Pietro Reichlin's picture
Affiliation: 
Università LUISS G. Carli
Credentials: 
Professor of Economics

Voting history

The Eurozone COVID-19 Crisis: EU Policy Options

Question 2: What is the best mechanism to pay for economic support provided by and to EU member states to combat the COVID-19 crisis?

Answer:
Monetary finance
Confidence level:
Confident
Comment:
Enlarging the EU budget to a limited extent and deploying a specific credit line within the ESM and EIB is certainly a good idea, but, given the lack of fiscal and political integration, I do not consider these options to be up to the task of providing the amount of financing that is necessary. Southern Europe will end up with large fiscal deficits and a much larger stock of government debt in investors' portfolios. Although I think that there are margins for a further increase in overall public debt in the EU, I think that the ECB should overcome any residual regulatory constraint on the way to absorb a much higher amount of sovereign securities to avoid financial disruptions and speculative attacks.

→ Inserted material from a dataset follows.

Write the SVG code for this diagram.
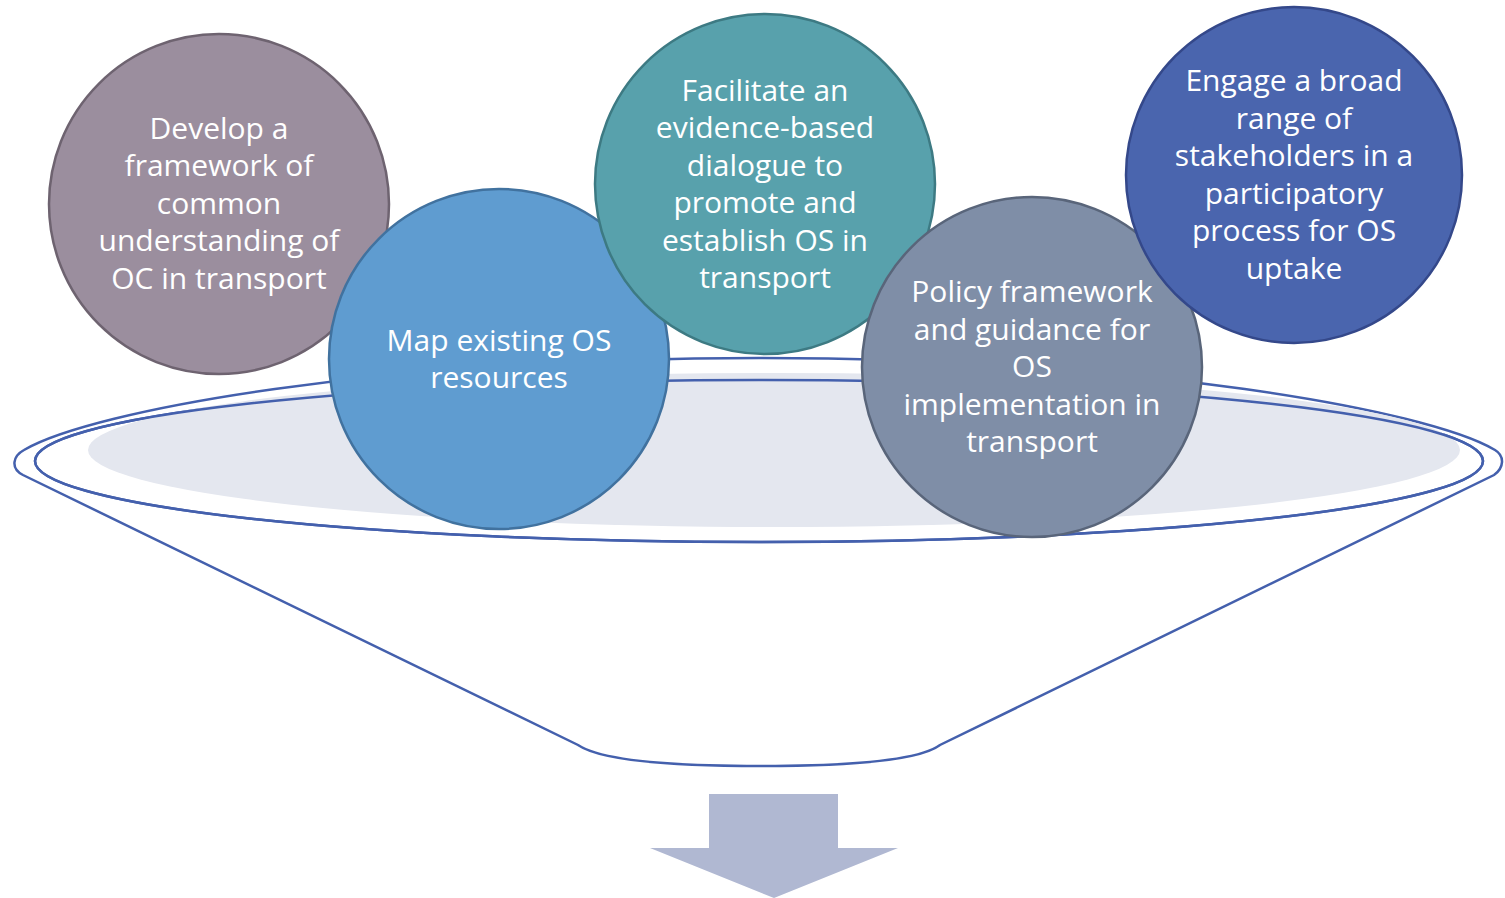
<svg xmlns="http://www.w3.org/2000/svg" width="1505" height="898" viewBox="0 0 1505 898">
<style>
.rim{fill:none;stroke:#4460AD;stroke-width:2.5}
.c{stroke-width:2.5}
.t{font-family:"Open Sans","Liberation Sans",sans-serif;font-size:30px;fill:#ffffff;text-anchor:middle}
</style>
<rect width="1505" height="898" fill="#ffffff"/>
<g id="funnel">
<path d="M 23 475 C 10 468 13 456 24 450 C 92 410 380 358 759 358 C 1140 358 1428 410 1495 450 C 1505 456 1504 468 1494 475 L 940 745 C 920 760 850 766 760 766 C 670 766 600 760 578 745 Z" fill="#ffffff" stroke="#4460AD" stroke-width="2.5"/>
<ellipse cx="759" cy="461" rx="724" ry="81" fill="#F4F5F9" class="rim"/>
<ellipse cx="774" cy="450" rx="686" ry="77" fill="#E4E7EF"/>
<ellipse cx="759" cy="461" rx="724" ry="81" class="rim"/>
</g>
<g id="arrow">
<polygon points="709,794 838,794 838,848 898,848 774,898 650,848 709,848" fill="#B0B8D2"/>
</g>
<g id="node1">
<circle cx="219" cy="204" r="170" fill="#9B8E9E" stroke="#6E6370" class="c"/>
<text class="t"><tspan x="219" y="139">Develop a</tspan><tspan x="219" y="176">framework of</tspan><tspan x="219" y="214">common</tspan><tspan x="219" y="251">understanding of</tspan><tspan x="219" y="289">OC in transport</tspan></text>
</g>
<g id="node2">
<circle cx="499" cy="359" r="170" fill="#5F9CD0" stroke="#41729F" class="c"/>
<text class="t"><tspan x="499" y="351">Map existing OS</tspan><tspan x="499" y="388">resources</tspan></text>
</g>
<g id="node3">
<circle cx="765" cy="184" r="170" fill="#58A1AC" stroke="#3D7A83" class="c"/>
<text class="t"><tspan x="765" y="101">Facilitate an</tspan><tspan x="765" y="138">evidence-based</tspan><tspan x="765" y="176">dialogue to</tspan><tspan x="765" y="213">promote and</tspan><tspan x="765" y="251">establish OS in</tspan><tspan x="765" y="288">transport</tspan></text>
</g>
<g id="node4">
<circle cx="1032" cy="367" r="170" fill="#7F8EA7" stroke="#59657A" class="c"/>
<text class="t"><tspan x="1032" y="302">Policy framework</tspan><tspan x="1032" y="340">and guidance for</tspan><tspan x="1032" y="377">OS</tspan><tspan x="1032" y="415">implementation in</tspan><tspan x="1032" y="452">transport</tspan></text>
</g>
<g id="node5">
<circle cx="1294" cy="175" r="168" fill="#4A65AE" stroke="#34488A" class="c"/>
<text class="t"><tspan x="1294" y="91">Engage a broad</tspan><tspan x="1294" y="129">range of</tspan><tspan x="1294" y="166">stakeholders in a</tspan><tspan x="1294" y="204">participatory</tspan><tspan x="1294" y="241">process for OS</tspan><tspan x="1294" y="279">uptake</tspan></text>
</g>
</svg>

Question 1: What is the total size of funding that you would advocate at the EU level in support of its members to weather the COVID-19 crisis this year?

 

 

Answer:
5-10% of GDP
Confidence level:
Confident
Comment:
There may be variation across EU countries depending on the impact of the COVID-19. I evaluate 10% of GDP for the worst hit countries (France, Italy, Spain).

Labour Markets and Monetary Policy

======================================================================

Question 2: Do you agree that, in a period of great uncertainty and after a prolonged period of weak real wage growth, monetary policy makers can afford to wait for greater certainty about real wage developments and building inflationary pressure before raising interest rates?

======================================================================

Answer:
Agree
Confidence level:
Confident
Comment:
In addition to wage growth being less responsive to falling unemployment, I would add that credit growth is not particularly strong and the overall economic scenario appears to be subject to many risks.

======================================================================

Question 1: Do you agree that a strong labour market is a good indicator of building inflationary pressure?

======================================================================

Answer:
Disagree
Confidence level:
Not confident
Comment:
I tend to agree with Summers that changing conditions in the labor market (de-unionization, digitalization, globalization, etc.) may have contributed to the weaker negative correlation between inflation and labor market slackness.

Bitcoin and the City

======================================================================

Question 2: Do you agree that the regulatory oversight of cryptocurrencies needs to be increased?

======================================================================

Answer:
Disagree
Confidence level:
Confident
Comment:
I share the view that bitcoins are mostly held as store of value in limited supply (similar to gold). Holders are mainly motivated by speculative activity and subject to risks of capital losses. As long as bitcoin holders are aware of what these risks are, I don't see why we need more regulation or oversight than it already in place for other stores of value. The power of monetary policy may not be affected by bitcoin diffusion, since Central Banks (or governments) are the only authorities able to provide the fiscal backing required to offer safe assets and generate lender of last resort type of policies.